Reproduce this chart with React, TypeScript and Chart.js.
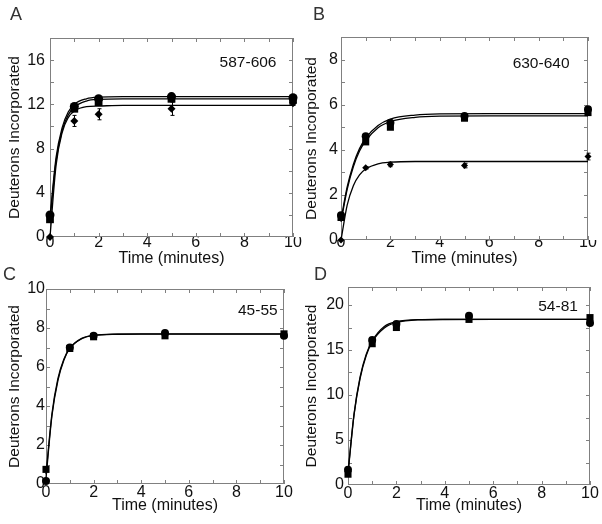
import React, { useEffect, useRef } from "react";
import { Chart, registerables } from "chart.js";

Chart.register(...registerables);

const FONT = "'Liberation Sans', Arial, Helvetica, sans-serif";
const TEXT = "#111";
const FRAME = "#808080";

// shared x values
const times = [0, 1, 2, 5, 10];
const fitTimes = [0, 0.25, 0.5, 0.75, 1, 1.5, 2, 3, 4, 6, 10];
const xTickLabels = [0, 2, 4, 6, 8, 10];
const xTickMarks = [0, 1, 2, 3, 4, 5, 6, 7, 8, 9, 10];

// Panel A: 587-606
const aCircle = [2.0, 11.8, 12.5, 12.7, 12.6];
const aSquare = [1.6, 11.6, 12.2, 12.5, 12.45];
const aDiamond = [0, 10.5, 11.1, 11.6, 12.1];
const aDiamondErr = [0, 0.5, 0.5, 0.6, 0.2];
const aCircleFit = [1.8, 7.2, 9.9, 11.3, 12.0, 12.5, 12.65, 12.7, 12.7, 12.7, 12.7];
const aSquareFit = [1.5, 6.9, 9.65, 11.05, 11.75, 12.3, 12.45, 12.5, 12.5, 12.5, 12.5];
const aDiamondFit = [0, 6.5, 9.45, 10.8, 11.4, 11.8, 11.85, 11.9, 11.9, 11.9, 11.9];
const aYTicks = [0, 4, 8, 12, 16];
const aYMarks = [2, 4, 6, 8, 10, 12, 14, 16];

// Panel B: 630-640
const bCircle = [1.1, 4.6, 5.2, 5.5, 5.8];
const bSquare = [1.0, 4.35, 5.0, 5.4, 5.65];
const bDiamond = [0, 3.2, 3.35, 3.3, 3.7];
const bCircleErr = [0, 0.05, 0.05, 0.05, 0.12];
const bDiamondErr = [0, 0.05, 0.1, 0.1, 0.15];
const bCircleFit = [0.9, 2.35, 3.35, 4.05, 4.52, 5.08, 5.36, 5.54, 5.59, 5.6, 5.6];
const bSquareFit = [0.8, 2.25, 3.25, 3.95, 4.4, 4.98, 5.25, 5.44, 5.49, 5.5, 5.5];
const bDiamondFit = [0, 1.55, 2.41, 2.89, 3.15, 3.38, 3.45, 3.48, 3.48, 3.48, 3.48];
const bYTicks = [0, 2, 4, 6, 8];
const bYMarks = [1, 2, 3, 4, 5, 6, 7, 8];

// Panel C: 45-55
const cCircle = [0.15, 7.0, 7.6, 7.75, 7.6];
const cSquare = [0.75, 6.95, 7.55, 7.6, 7.7];
const cCircleFit = [0.3, 3.5, 5.3, 6.35, 6.95, 7.45, 7.62, 7.69, 7.7, 7.7, 7.7];
const cSquareFit = [0.5, 3.6, 5.4, 6.4, 6.97, 7.47, 7.62, 7.68, 7.69, 7.69, 7.69];
const cYTicks = [0, 2, 4, 6, 8, 10];
const cYMarks = [1, 2, 3, 4, 5, 6, 7, 8, 9];

// Panel D: 54-81
const dCircle = [1.7, 16.1, 17.9, 18.8, 18.0];
const dSquare = [1.2, 15.7, 17.5, 18.4, 18.6];
const dCircleFit = [1.4, 7.9, 12.0, 14.5, 16.0, 17.6, 18.15, 18.38, 18.4, 18.4, 18.4];
const dSquareFit = [1.2, 7.8, 11.85, 14.35, 15.9, 17.45, 18.05, 18.35, 18.39, 18.4, 18.4];
const dYTicks = [0, 5, 10, 15, 20];
const dYMarks = [2.5, 5, 7.5, 10, 12.5, 15, 17.5, 20];

type Series = { style: string; radius: number; values: number[]; err?: number[] };
type Panel = {
  letter: string;
  letterX: number;
  letterY: number;
  label: string;
  labelX: number;
  labelY: number;
  left: number;
  top: number;
  width: number;
  height: number;
  pad: { left: number; top: number; right: number; bottom: number };
  yWidth: number;
  xHeight: number;
  yMax: number;
  yTicks: number[];
  yMarks: number[];
  xTickPad: number;
  yTickPad: number;
  yTitlePad: number;
  series: Series[];
  fits: number[][];
};

const panels: Panel[] = [
  {
    letter: "A", letterX: 10, letterY: 19.5,
    label: "587-606", labelX: 8.15, labelY: 15.8,
    left: 0, top: 0, width: 310, height: 275,
    pad: { left: 0, top: 38, right: 17, bottom: 8 },
    yWidth: 50, xHeight: 30, yMax: 18, yTicks: aYTicks, yMarks: aYMarks,
    xTickPad: -2, yTickPad: 5, yTitlePad: 7.25,
    series: [
      { style: "rectRot", radius: 4, values: aDiamond, err: aDiamondErr },
      { style: "rect", radius: 5.5, values: aSquare },
      { style: "circle", radius: 4.5, values: aCircle },
    ],
    fits: [aCircleFit, aSquareFit, aDiamondFit],
  },
  {
    letter: "B", letterX: 12, letterY: 19.5,
    label: "630-640", labelX: 8.1, labelY: 7.83,
    left: 301, top: 0, width: 301, height: 275,
    pad: { left: 0, top: 37, right: 14, bottom: 8 },
    yWidth: 40, xHeight: 27, yMax: 9, yTicks: bYTicks, yMarks: bYMarks,
    xTickPad: -5.5, yTickPad: 3, yTitlePad: 3.25,
    series: [
      { style: "rectRot", radius: 3.5, values: bDiamond, err: bDiamondErr },
      { style: "rect", radius: 5, values: bSquare },
      { style: "circle", radius: 4, values: bCircle, err: bCircleErr },
    ],
    fits: [bCircleFit, bSquareFit, bDiamondFit],
  },
  {
    letter: "C", letterX: 3, letterY: 18,
    label: "45-55", labelX: 8.9, labelY: 8.87,
    left: 0, top: 262, width: 310, height: 262,
    pad: { left: 0, top: 27, right: 26, bottom: 10 },
    yWidth: 46, xHeight: 30, yMax: 10, yTicks: cYTicks, yMarks: cYMarks,
    xTickPad: 0.5, yTickPad: 1, yTitlePad: 7.25,
    series: [
      { style: "circle", radius: 4, values: cCircle },
      { style: "rect", radius: 5, values: cSquare },
    ],
    fits: [cCircleFit, cSquareFit],
  },
  {
    letter: "D", letterX: 13, letterY: 18,
    label: "54-81", labelX: 8.68, labelY: 19.84,
    left: 301, top: 262, width: 301, height: 262,
    pad: { left: 0, top: 25, right: 12, bottom: 10 },
    yWidth: 47, xHeight: 29, yMax: 22, yTicks: dYTicks, yMarks: dYMarks,
    xTickPad: 0.5, yTickPad: 4, yTitlePad: 3.25,
    series: [
      { style: "circle", radius: 4, values: dCircle },
      { style: "rect", radius: 5, values: dSquare },
    ],
    fits: [dCircleFit, dSquareFit],
  },
];

function PanelChart({ p }: { p: Panel }) {
  const ref = useRef<HTMLCanvasElement>(null);

  useEffect(() => {
    const canvas = ref.current;
    if (!canvas) return;

    const decor = {
      id: "decor",
      beforeDatasetsDraw(chart: any) {
        const { ctx, chartArea: ca, scales } = chart;
        const x = scales.x;
        const y = scales.y;
        ctx.save();
        ctx.strokeStyle = FRAME;
        ctx.lineWidth = 1;
        ctx.strokeRect(ca.left + 0.5, ca.top + 0.5, ca.right - ca.left - 1, ca.bottom - ca.top - 1);
        ctx.beginPath();
        const tl = 4;
        for (const v of xTickMarks) {
          const px = Math.round(x.getPixelForValue(v)) + 0.5;
          ctx.moveTo(px, ca.bottom);
          ctx.lineTo(px, ca.bottom - tl);
          ctx.moveTo(px, ca.top);
          ctx.lineTo(px, ca.top + tl);
        }
        for (const v of p.yMarks) {
          const py = Math.round(y.getPixelForValue(v)) + 0.5;
          ctx.moveTo(ca.left, py);
          ctx.lineTo(ca.left + tl, py);
          ctx.moveTo(ca.right, py);
          ctx.lineTo(ca.right - tl, py);
        }
        ctx.stroke();
        ctx.restore();
      },
      afterDatasetsDraw(chart: any) {
        const { ctx, scales } = chart;
        const x = scales.x;
        const y = scales.y;
        ctx.save();
        ctx.strokeStyle = "#000";
        ctx.lineWidth = 1;
        ctx.beginPath();
        for (const s of p.series) {
          if (!s.err) continue;
          s.values.forEach((v, i) => {
            const e = s.err![i];
            if (!e) return;
            const px = Math.round(x.getPixelForValue(times[i])) + 0.5;
            const y1 = y.getPixelForValue(v - e);
            const y2 = y.getPixelForValue(v + e);
            ctx.moveTo(px, y1);
            ctx.lineTo(px, y2);
            ctx.moveTo(px - 2, y1);
            ctx.lineTo(px + 2, y1);
            ctx.moveTo(px - 2, y2);
            ctx.lineTo(px + 2, y2);
          });
        }
        ctx.stroke();

        ctx.fillStyle = TEXT;
        ctx.font = `15.5px ${FONT}`;
        ctx.textAlign = "center";
        ctx.textBaseline = "middle";
        ctx.fillText(p.label, x.getPixelForValue(p.labelX), y.getPixelForValue(p.labelY));

        ctx.fillStyle = "#333";
        ctx.font = `18px ${FONT}`;
        ctx.textAlign = "left";
        ctx.textBaseline = "alphabetic";
        ctx.fillText(p.letter, p.letterX, p.letterY);
        ctx.restore();
      },
    };

    const pointSets = p.series.map((s) => ({
      type: "line" as const,
      data: times.map((t, i) => ({ x: t, y: s.values[i] })),
      showLine: false,
      pointStyle: s.style,
      pointRadius: s.radius,
      pointBackgroundColor: "#000",
      pointBorderColor: "#000",
      pointBorderWidth: 0,
      borderColor: "#000",
      backgroundColor: "#000",
      clip: false as any,
    }));
    const fitSets = p.fits.map((f) => ({
      type: "line" as const,
      data: fitTimes.map((t, i) => ({ x: t, y: f[i] })),
      pointRadius: 0,
      borderColor: "#000",
      borderWidth: 1.3,
      cubicInterpolationMode: "monotone" as const,
      fill: false,
      clip: false as any,
    }));

    const chart = new Chart(canvas, {
      type: "line",
      data: { datasets: [...fitSets, ...pointSets] as any },
      options: {
        animation: false,
        responsive: false,
        maintainAspectRatio: false,
        layout: { padding: p.pad },
        plugins: { legend: { display: false }, tooltip: { enabled: false } },
        scales: {
          x: {
            type: "linear",
            min: 0,
            max: 10,
            afterBuildTicks: (s: any) => {
              s.ticks = xTickLabels.map((v) => ({ value: v }));
            },
            afterFit: (s: any) => {
              s.height = p.xHeight;
            },
            grid: { display: false, drawTicks: false },
            border: { display: false },
            ticks: {
              padding: p.xTickPad,
              color: TEXT,
              autoSkip: false,
              maxRotation: 0,
              font: { family: FONT, size: 16, lineHeight: 1 },
            },
            title: {
              display: true,
              text: "Time (minutes)",
              color: TEXT,
              font: { family: FONT, size: 16, lineHeight: 1 },
              padding: { top: 0, bottom: 0 },
            },
          },
          y: {
            type: "linear",
            min: 0,
            max: p.yMax,
            afterBuildTicks: (s: any) => {
              s.ticks = p.yTicks.map((v) => ({ value: v }));
            },
            afterFit: (s: any) => {
              s.width = p.yWidth;
            },
            grid: { display: false, drawTicks: false },
            border: { display: false },
            ticks: {
              padding: p.yTickPad,
              color: TEXT,
              autoSkip: false,
              font: { family: FONT, size: 16, lineHeight: 1 },
            },
            title: {
              display: true,
              text: "Deuterons Incorporated",
              color: TEXT,
              font: { family: FONT, size: 15.5, lineHeight: 1 },
              padding: { top: p.yTitlePad, bottom: 0 },
            },
          },
        },
      },
      plugins: [decor],
    });
    return () => chart.destroy();
  }, [p]);

  return (
    <canvas
      ref={ref}
      width={p.width}
      height={p.height}
      style={{ position: "absolute", left: p.left, top: p.top, width: p.width, height: p.height }}
    />
  );
}

export default function App() {
  return (
    <div
      style={{
        position: "fixed",
        left: 0,
        top: 0,
        width: 602,
        height: 524,
        background: "#fff",
        overflow: "hidden",
      }}
    >
      {panels.map((p) => (
        <PanelChart key={p.letter} p={p} />
      ))}
    </div>
  );
}
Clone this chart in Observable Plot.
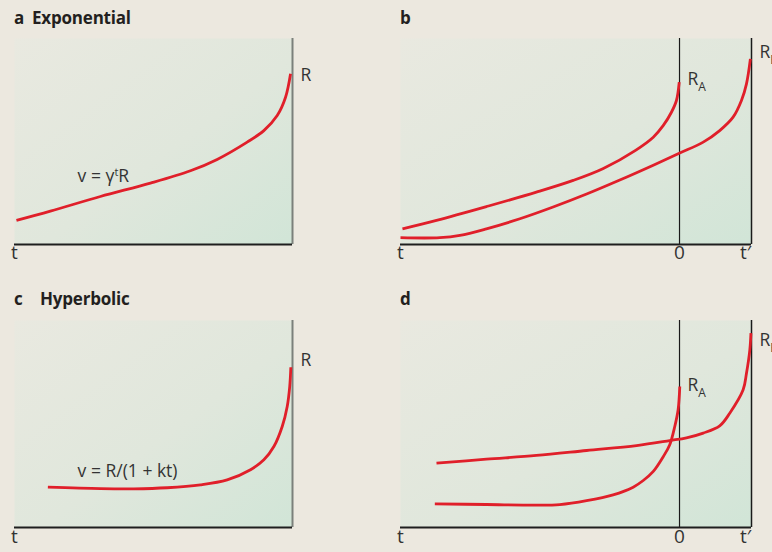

|---|

Given exercise: Your task is to restate word for word the lines from the top of the data to the line containing "7, 8, 9, 10];", both ends included, with every picture left out.

Final result:
Reproduce this chart with React, TypeScript and Chart.js.
import React, { useEffect, useRef } from "react";
import { Chart, registerables } from "chart.js";

Chart.register(...registerables);

const FONT = "'Liberation Sans', Arial, Helvetica, sans-serif";
const TEXT = "#111";
const FRAME = "#808080";

// shared x values
const times = [0, 1, 2, 5, 10];
const fitTimes = [0, 0.25, 0.5, 0.75, 1, 1.5, 2, 3, 4, 6, 10];
const xTickLabels = [0, 2, 4, 6, 8, 10];
const xTickMarks = [0, 1, 2, 3, 4, 5, 6, 7, 8, 9, 10];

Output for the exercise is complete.